▼▼▼
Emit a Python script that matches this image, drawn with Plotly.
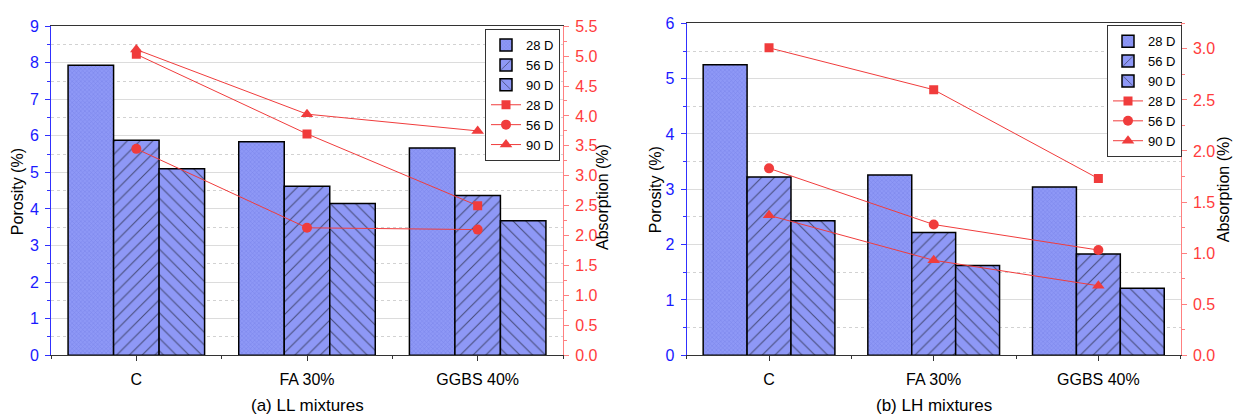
import plotly.graph_objects as go

categories = ["C", "FA 30%", "GGBS 40%"]
ages = ["28 D", "56 D", "90 D"]

# (a) LL mixtures
ll_porosity = {
    "28 D": [7.93, 5.84, 5.67],
    "56 D": [5.88, 4.62, 4.37],
    "90 D": [5.10, 4.15, 3.68],
}
ll_absorption = {
    "28 D": [5.03, 3.70, 2.50],
    "56 D": [3.45, 2.13, 2.10],
    "90 D": [5.11, 4.03, 3.75],
}

# (b) LH mixtures
lh_porosity = {
    "28 D": [5.25, 3.26, 3.04],
    "56 D": [3.22, 2.22, 1.83],
    "90 D": [2.43, 1.62, 1.21],
}
lh_absorption = {
    "28 D": [3.01, 2.60, 1.73],
    "56 D": [1.83, 1.28, 1.03],
    "90 D": [1.37, 0.93, 0.68],
}

subtitles = ["(a) LL mixtures", "(b) LH mixtures"]

FONT = "Liberation Sans, Arial, sans-serif"
BAR = "#8e98f6"
RED = "#f03c3c"
BLUE = "#1a1aff"
patterns = {
    "28 D": dict(shape="x", size=3, solidity=0.3, fgcolor="#6670dc", bgcolor=BAR),
    "56 D": dict(shape="/", size=9, solidity=0.12, fgcolor="black", bgcolor=BAR),
    "90 D": dict(shape="\\", size=9, solidity=0.12, fgcolor="black", bgcolor=BAR),
}
symbols = {"28 D": "square", "56 D": "circle", "90 D": "triangle-up"}
msize = {"28 D": 9, "56 D": 10, "90 D": 11}

xpos = list(range(len(categories)))

fig = go.Figure()

panels = [
    (ll_porosity, ll_absorption, "x", "y", "y2", "legend"),
    (lh_porosity, lh_absorption, "x2", "y3", "y4", "legend2"),
]
for por, absn, xa, ya, ya2, leg in panels:
    for a in ages:
        fig.add_trace(go.Bar(
            x=xpos, y=por[a], name=a, xaxis=xa, yaxis=ya, legend=leg,
            marker=dict(color=BAR, line=dict(color="black", width=1.5), pattern=patterns[a]),
        ))
    for a in ages:
        fig.add_trace(go.Scatter(
            x=xpos, y=absn[a], name=a, xaxis=xa, yaxis=ya2, legend=leg,
            mode="lines+markers", line=dict(color=RED, width=1),
            marker=dict(symbol=symbols[a], size=msize[a], color=RED),
        ))

W, H = 1235, 416
def px(x):
    return x / W
def py(y):
    return 1 - y / H

xcommon = dict(
    range=[-0.5, 2.5], tickvals=xpos, ticktext=categories, ticks="outside", ticklen=5,
    tickcolor="#333", showline=True, linecolor="#333", linewidth=1, mirror=True,
    showgrid=False, zeroline=False, tickfont=dict(size=16, color="black"),
    ticklabelstandoff=5,
    minor=dict(tick0=0.5, dtick=1, ticks="outside", ticklen=3, tickcolor="#333", showgrid=False),
)
def ycommon(color, linecolor, rng, dtick, minor_dtick, grid):
    d = dict(
        range=rng, dtick=dtick, ticks="outside", ticklen=5, tickcolor=linecolor,
        showline=True, linecolor=linecolor, linewidth=1, zeroline=False,
        tickfont=dict(size=16, color=color), ticklabelstandoff=3,
        minor=dict(dtick=minor_dtick, ticks="outside", ticklen=3, tickcolor=linecolor,
                   showgrid=grid, gridcolor="#d2d2d2", griddash="dot", gridwidth=1),
        showgrid=grid, gridcolor="#dcdcdc", gridwidth=1,
    )
    return d

fig.update_layout(
    width=W, height=H, margin=dict(l=0, r=0, t=0, b=0),
    paper_bgcolor="white", plot_bgcolor="white",
    font=dict(family=FONT, size=14, color="black"),
    barmode="group", bargap=0.2, bargroupgap=0,
    showlegend=True,
    xaxis=dict(domain=[px(51), px(563)], anchor="y", **xcommon),
    yaxis=dict(domain=[py(362), py(19)], anchor="x",
               **ycommon(BLUE, "#3030ff", [0, 9], 1, 0.5, True)),
    yaxis2=dict(overlaying="y", side="right", anchor="x", tickformat=".1f",
                **ycommon("#ff3c3c", "#ff8080", [0, 5.5], 0.5, 0.25, False)),
    xaxis2=dict(domain=[px(686.7), px(1180.7)], anchor="y3", **xcommon),
    yaxis3=dict(domain=[py(362), py(16)], anchor="x2",
                **ycommon(BLUE, "#3030ff", [0, 6], 1, 0.5, True)),
    yaxis4=dict(overlaying="y3", side="right", anchor="x2", tickformat=".1f",
                **ycommon("#ff3c3c", "#ff8080", [0, 3.25], 0.5, 0.25, False)),
    legend=dict(x=px(560), y=py(22), xanchor="right", yanchor="top",
                bordercolor="#333", borderwidth=1, bgcolor="white",
                font=dict(size=13), itemwidth=30, tracegroupgap=0),
    legend2=dict(x=px(1182), y=py(18), xanchor="right", yanchor="top",
                 bordercolor="#333", borderwidth=1, bgcolor="white",
                 font=dict(size=13), itemwidth=30, tracegroupgap=0),
)

ann = [
    (subtitles[0], px(307), py(414), 0),
    (subtitles[1], px(934), py(414), 0),
    ("Porosity (%)", px(17), py(192), -90),
    ("Absorption (%)", px(603), py(197), -90),
    ("Porosity (%)", px(655), py(190), -90),
    ("Absorption (%)", px(1223), py(189), -90),
]
for i, (t, x, y, ang) in enumerate(ann):
    fig.add_annotation(text=t, x=x, y=y, xref="paper", yref="paper", showarrow=False,
                       textangle=ang, xanchor="center", yanchor="middle",
                       font=dict(size=17 if ang == 0 else 16, color="black"))

fig.write_html("out.html")
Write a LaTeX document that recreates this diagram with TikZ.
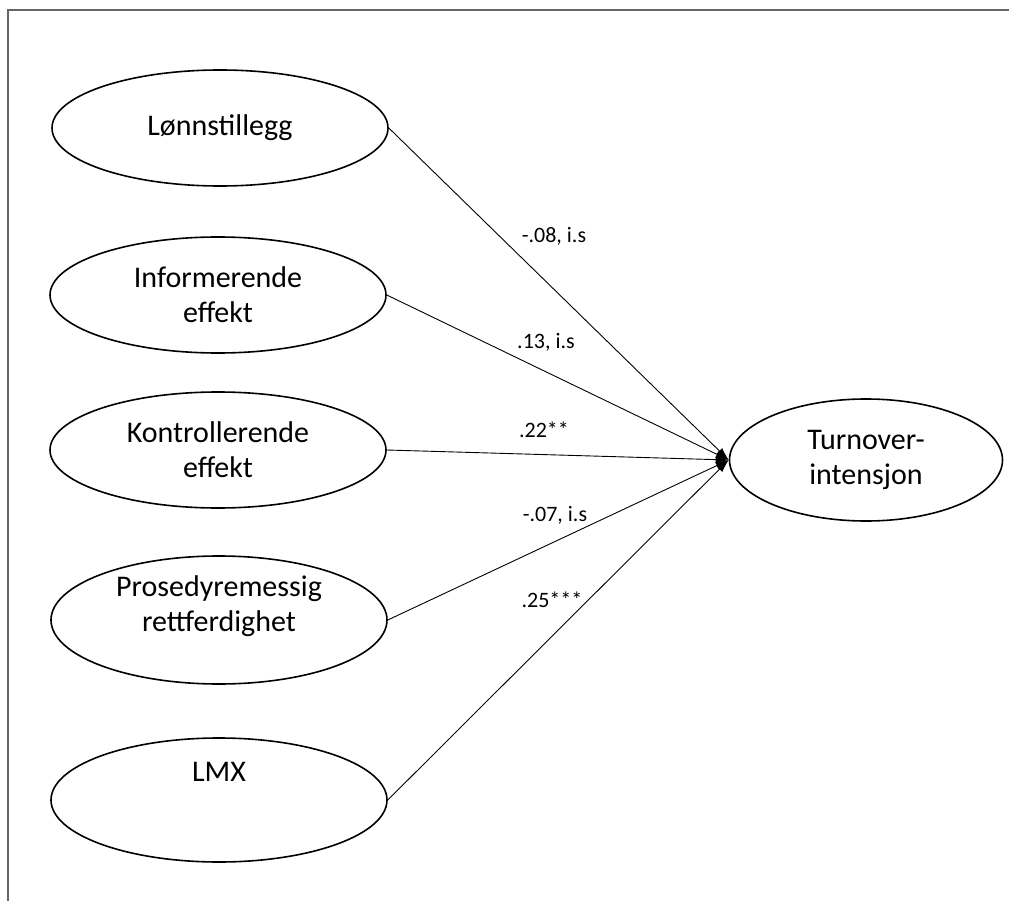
\documentclass[tikz,border=0pt]{standalone}
\usepackage{fontspec}
\setmainfont{Carlito}
\usetikzlibrary{arrows.meta,shapes.geometric}
\begin{document}
\begin{tikzpicture}[x=1pt,y=-1pt,
  latent/.style={ellipse,draw=black,line width=1.6pt,inner sep=0pt,
    minimum width=336pt,minimum height=116pt,align=center,
    font=\fontsize{30}{35}\selectfont},
  inlbl/.style={align=center,font=\fontsize{30}{35}\selectfont},
  path/.style={line width=0.9pt,-{Latex[length=13pt,width=8pt]}},
  coef/.style={font=\fontsize{22}{26}\selectfont,inner sep=0pt}]
\useasboundingbox (0,0) rectangle (1009,901);
\draw[gray!80!black,line width=1.5pt] (8,905) -- (8,10) -- (1012,10);
\node[latent] (lon) at (220,128) {Lønnstillegg};
\node[latent] (inf) at (218,295) {Informerende\\effekt};
\node[latent] (kon) at (218,450) {Kontrollerende\\effekt};
\node[latent,minimum height=128pt,label={[inlbl,yshift=14pt]center:Prosedyremessig\\rettferdighet}] (pro) at (219,620) {};
\node[latent,minimum height=124pt,label={[inlbl,yshift=28pt]center:LMX}] (lmx) at (219,800) {};
\node[latent,minimum width=273pt,minimum height=122pt] (tur) at (866,460) {Turnover-\\intensjon};
\draw[path] (lon.east) -- (tur.west);
\draw[path] (inf.east) -- (tur.west);
\draw[path] (kon.east) -- (tur.west);
\draw[path] (pro.east) -- (tur.west);
\draw[path] (lmx.east) -- (tur.west);
\node[coef] (c1) at (554,236) {-.08, i.s};
\node[coef] (c2) at (546,342) {.13, i.s};
\node[coef] (c3) at (544,430) {.22**};
\node[coef] (c4) at (555,515) {-.07, i.s};
\node[coef] (c5) at (552,600) {.25***};
\end{tikzpicture}
\end{document}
▲▲▲
* [The request]: Using the material above, retype each entry exactly and omit the pictures.

* [Correct response]:
Emit a Python script that matches this image, drawn with Plotly.
import plotly.graph_objects as go

categories = ["C", "FA 30%", "GGBS 40%"]
ages = ["28 D", "56 D", "90 D"]

# (a) LL mixtures
ll_porosity = {
    "28 D": [7.93, 5.84, 5.67],
    "56 D": [5.88, 4.62, 4.37],
    "90 D": [5.10, 4.15, 3.68],
}
ll_absorption = {
    "28 D": [5.03, 3.70, 2.50],
    "56 D": [3.45, 2.13, 2.10],
    "90 D": [5.11, 4.03, 3.75],
}

# (b) LH mixtures
lh_porosity = {
    "28 D": [5.25, 3.26, 3.04],
    "56 D": [3.22, 2.22, 1.83],
    "90 D": [2.43, 1.62, 1.21],
}
lh_absorption = {
    "28 D": [3.01, 2.60, 1.73],
    "56 D": [1.83, 1.28, 1.03],
    "90 D": [1.37, 0.93, 0.68],
}

subtitles = ["(a) LL mixtures", "(b) LH mixtures"]

FONT = "Liberation Sans, Arial, sans-serif"
BAR = "#8e98f6"
RED = "#f03c3c"
BLUE = "#1a1aff"
patterns = {
    "28 D": dict(shape="x", size=3, solidity=0.3, fgcolor="#6670dc", bgcolor=BAR),
    "56 D": dict(shape="/", size=9, solidity=0.12, fgcolor="black", bgcolor=BAR),
    "90 D": dict(shape="\\", size=9, solidity=0.12, fgcolor="black", bgcolor=BAR),
}
symbols = {"28 D": "square", "56 D": "circle", "90 D": "triangle-up"}
msize = {"28 D": 9, "56 D": 10, "90 D": 11}

xpos = list(range(len(categories)))

fig = go.Figure()

panels = [
    (ll_porosity, ll_absorption, "x", "y", "y2", "legend"),
    (lh_porosity, lh_absorption, "x2", "y3", "y4", "legend2"),
]
for por, absn, xa, ya, ya2, leg in panels:
    for a in ages:
        fig.add_trace(go.Bar(
            x=xpos, y=por[a], name=a, xaxis=xa, yaxis=ya, legend=leg,
            marker=dict(color=BAR, line=dict(color="black", width=1.5), pattern=patterns[a]),
        ))
    for a in ages:
        fig.add_trace(go.Scatter(
            x=xpos, y=absn[a], name=a, xaxis=xa, yaxis=ya2, legend=leg,
            mode="lines+markers", line=dict(color=RED, width=1),
            marker=dict(symbol=symbols[a], size=msize[a], color=RED),
        ))

W, H = 1235, 416
def px(x):
    return x / W
def py(y):
    return 1 - y / H

xcommon = dict(
    range=[-0.5, 2.5], tickvals=xpos, ticktext=categories, ticks="outside", ticklen=5,
    tickcolor="#333", showline=True, linecolor="#333", linewidth=1, mirror=True,
    showgrid=False, zeroline=False, tickfont=dict(size=16, color="black"),
    ticklabelstandoff=5,
    minor=dict(tick0=0.5, dtick=1, ticks="outside", ticklen=3, tickcolor="#333", showgrid=False),
)
def ycommon(color, linecolor, rng, dtick, minor_dtick, grid):
    d = dict(
        range=rng, dtick=dtick, ticks="outside", ticklen=5, tickcolor=linecolor,
        showline=True, linecolor=linecolor, linewidth=1, zeroline=False,
        tickfont=dict(size=16, color=color), ticklabelstandoff=3,
        minor=dict(dtick=minor_dtick, ticks="outside", ticklen=3, tickcolor=linecolor,
                   showgrid=grid, gridcolor="#d2d2d2", griddash="dot", gridwidth=1),
        showgrid=grid, gridcolor="#dcdcdc", gridwidth=1,
    )
    return d

fig.update_layout(
    width=W, height=H, margin=dict(l=0, r=0, t=0, b=0),
    paper_bgcolor="white", plot_bgcolor="white",
    font=dict(family=FONT, size=14, color="black"),
    barmode="group", bargap=0.2, bargroupgap=0,
    showlegend=True,
    xaxis=dict(domain=[px(51), px(563)], anchor="y", **xcommon),
    yaxis=dict(domain=[py(362), py(19)], anchor="x",
               **ycommon(BLUE, "#3030ff", [0, 9], 1, 0.5, True)),
    yaxis2=dict(overlaying="y", side="right", anchor="x", tickformat=".1f",
                **ycommon("#ff3c3c", "#ff8080", [0, 5.5], 0.5, 0.25, False)),
    xaxis2=dict(domain=[px(686.7), px(1180.7)], anchor="y3", **xcommon),
    yaxis3=dict(domain=[py(362), py(16)], anchor="x2",
                **ycommon(BLUE, "#3030ff", [0, 6], 1, 0.5, True)),
    yaxis4=dict(overlaying="y3", side="right", anchor="x2", tickformat=".1f",
                **ycommon("#ff3c3c", "#ff8080", [0, 3.25], 0.5, 0.25, False)),
    legend=dict(x=px(560), y=py(22), xanchor="right", yanchor="top",
                bordercolor="#333", borderwidth=1, bgcolor="white",
                font=dict(size=13), itemwidth=30, tracegroupgap=0),
    legend2=dict(x=px(1182), y=py(18), xanchor="right", yanchor="top",
                 bordercolor="#333", borderwidth=1, bgcolor="white",
                 font=dict(size=13), itemwidth=30, tracegroupgap=0),
)

ann = [
    (subtitles[0], px(307), py(414), 0),
    (subtitles[1], px(934), py(414), 0),
    ("Porosity (%)", px(17), py(192), -90),
    ("Absorption (%)", px(603), py(197), -90),
    ("Porosity (%)", px(655), py(190), -90),
    ("Absorption (%)", px(1223), py(189), -90),
]
for i, (t, x, y, ang) in enumerate(ann):
    fig.add_annotation(text=t, x=x, y=y, xref="paper", yref="paper", showarrow=False,
                       textangle=ang, xanchor="center", yanchor="middle",
                       font=dict(size=17 if ang == 0 else 16, color="black"))

fig.write_html("out.html")
Write a LaTeX document that recreates this diagram with TikZ.
\documentclass[tikz,border=0pt]{standalone}
\usepackage{fontspec}
\setmainfont{Carlito}
\usetikzlibrary{arrows.meta,shapes.geometric}
\begin{document}
\begin{tikzpicture}[x=1pt,y=-1pt,
  latent/.style={ellipse,draw=black,line width=1.6pt,inner sep=0pt,
    minimum width=336pt,minimum height=116pt,align=center,
    font=\fontsize{30}{35}\selectfont},
  inlbl/.style={align=center,font=\fontsize{30}{35}\selectfont},
  path/.style={line width=0.9pt,-{Latex[length=13pt,width=8pt]}},
  coef/.style={font=\fontsize{22}{26}\selectfont,inner sep=0pt}]
\useasboundingbox (0,0) rectangle (1009,901);
\draw[gray!80!black,line width=1.5pt] (8,905) -- (8,10) -- (1012,10);
\node[latent] (lon) at (220,128) {Lønnstillegg};
\node[latent] (inf) at (218,295) {Informerende\\effekt};
\node[latent] (kon) at (218,450) {Kontrollerende\\effekt};
\node[latent,minimum height=128pt,label={[inlbl,yshift=14pt]center:Prosedyremessig\\rettferdighet}] (pro) at (219,620) {};
\node[latent,minimum height=124pt,label={[inlbl,yshift=28pt]center:LMX}] (lmx) at (219,800) {};
\node[latent,minimum width=273pt,minimum height=122pt] (tur) at (866,460) {Turnover-\\intensjon};
\draw[path] (lon.east) -- (tur.west);
\draw[path] (inf.east) -- (tur.west);
\draw[path] (kon.east) -- (tur.west);
\draw[path] (pro.east) -- (tur.west);
\draw[path] (lmx.east) -- (tur.west);
\node[coef] (c1) at (554,236) {-.08, i.s};
\node[coef] (c2) at (546,342) {.13, i.s};
\node[coef] (c3) at (544,430) {.22**};
\node[coef] (c4) at (555,515) {-.07, i.s};
\node[coef] (c5) at (552,600) {.25***};
\end{tikzpicture}
\end{document}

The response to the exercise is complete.